Saturday, January 16, 2010

die „Göttinger Tafel“

[ The Göttingen Soup Kitchen ]

As a Parlamentarisches Patenschafts Programm Teilnehmer I have a responsibility of not only representing the States as I am living abroad in Germany, but also utilizing the very generous experience provided to me by the German and US governments to give back to the communities I am living in. As PPP representatives, we are required to take part in volunteer work -freiwiliger Arbeit - and seek opportunities in our community to assist with service projects.

For me, this is something that I have a long history of doing and I definitely participate in as something I enjoy. I have helped through a variety of volunteer projects in high school and college already, as well as through my internship experience in Detroit, and searching for a similar project to take part in while in Germany was something I was very interested in doing.

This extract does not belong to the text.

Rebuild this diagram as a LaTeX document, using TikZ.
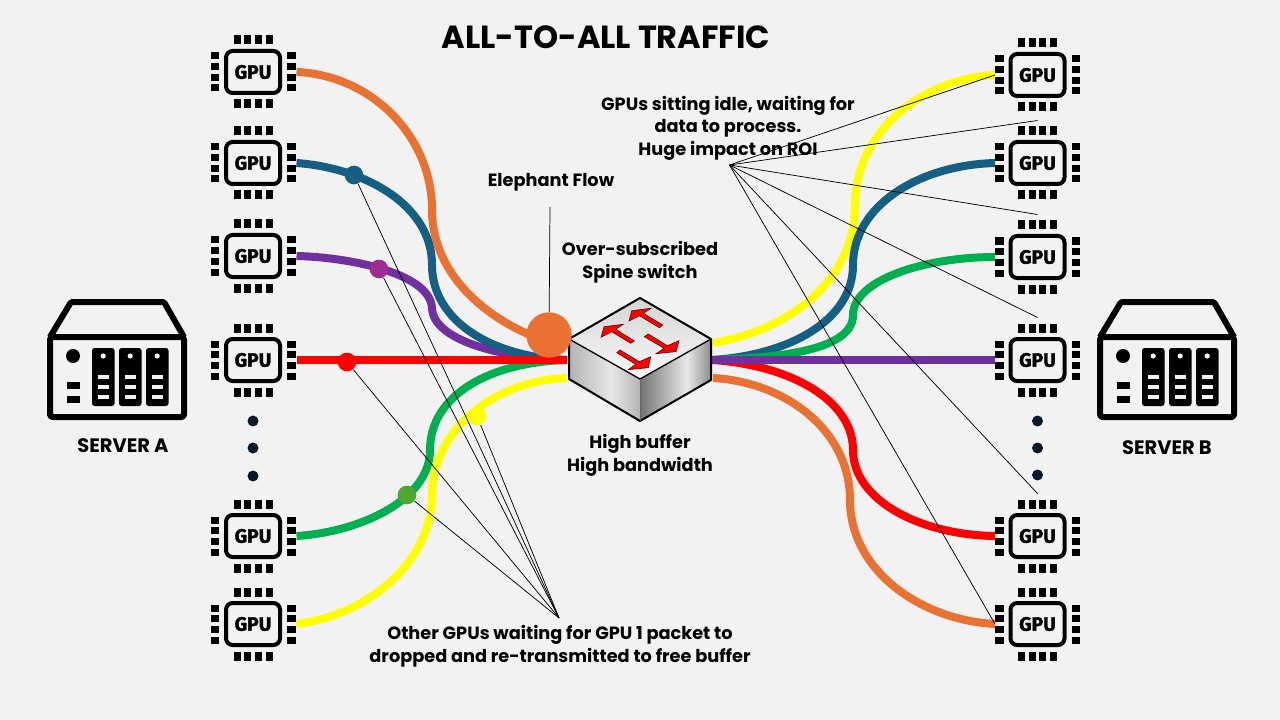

I must comment that in Germany, being a much more social country with high taxes utilized for social projects, it is very difficult to find volunteer work with relative ease - it definitely exists, but in comparison to America, well known for its volunteerism and value for social service, it is not something I found to be available virtually everywhere. This surprised me a lot, since I am in one of the largest University towns in Germany, and I figured I could walk up to one of the many clustered bulletin boards and find something [like one could do for certain in Ann Arbor to find a project, club, job ect.], but that didn't turn out to be the case. I actually had to start sending out e-mails to local government offices and churches asking for advice. [ Just as heresy, I have heard quite often in Germany that, opposite from the States, it is sometimes easier to land an internship than find freiwiliger Arbeit. This very well could be true based on my experiences of searching for both.]

After a few weeks of searching - a task I thought would only take minutes to track down a fitting volunteer project to help over the next few months - I was directed to the Göttinger Tafel - which serves as a food distribution site in the middle of Göttingen for those in need of basic daily foodstuffs. I translated the Tafel as a soup kitchen, however, the food distributed is all from donations from local businesses and not given out as prepared meals - it is more of a center for basic groceries, from produce, breads, and other necessities.

[ A huge mountain of gifts we collected and stacked in December at the Tafel to be distributed to children throughout the Christmas season ]

Going in for the first day at the Tafel was a little nerve-wracking for me. I was not sure what my jobs were going to be, let alone how I was just going to jump right into work in the German speaking environment, yet, walking into the office there were smiling faces young and old - all volunteers as well as students completing their social work [which is an option other than Army participation after high school in Germany] - and all were very happy to have me join to help for the morning.

I have worked at the Tafel quite a few mornings already over the past few weeks when I had the chance around my University schedule and I have found the work to be very rewarding. My jobs have included sorting the foodstuffs as they are delivered to the center, driving around in the vans to local markets and stores to pick up donations, as well as working in the Laden and distributing the food.

The job has definitely tested my German - when taking directions, or even more challenging, taking orders from incomers for their grocery bags, I have to definitely keep a keen ear. Under many situations, the incomers come from foreign lands and either speak German with very strong Slavic and Turkish accents, or they have German skills that are equal to my own. The job gives me the same satisfaction that I had working at the food centers of Focus:HOPE back in Detroit, and learning some great life lessons and advice from co-founder Eleanor Josaitis. There are always some laughs, especially when the name of some vegetable completely defies my wordbank for the day, as well as the person anxiously pointing at the brussel sprouts since they don't know what to call them auf Deutsch either - der Rosenkohl - always a learning experience.

Sometimes the people catch on to the fact that I am definitely not a native German speaker and upon asking my origin, like to throw in what they know from English. Just the other day, one man gave me his best, "I can English a little bittle" and that little bit meant a lot to me.

The Tafel has been more than just a volunteer job for me. It has been another great perspective from my home town in Germany and learn some new systems for volunteer work in another country - it may be different, but the bottom line is that it still feels great anywhere to help out in a community project.

1 comment:

  1. It's so great that you went on this quest to seek out some volunteer work. Let's hope your spirit of volunteerism rubs off on the Germans!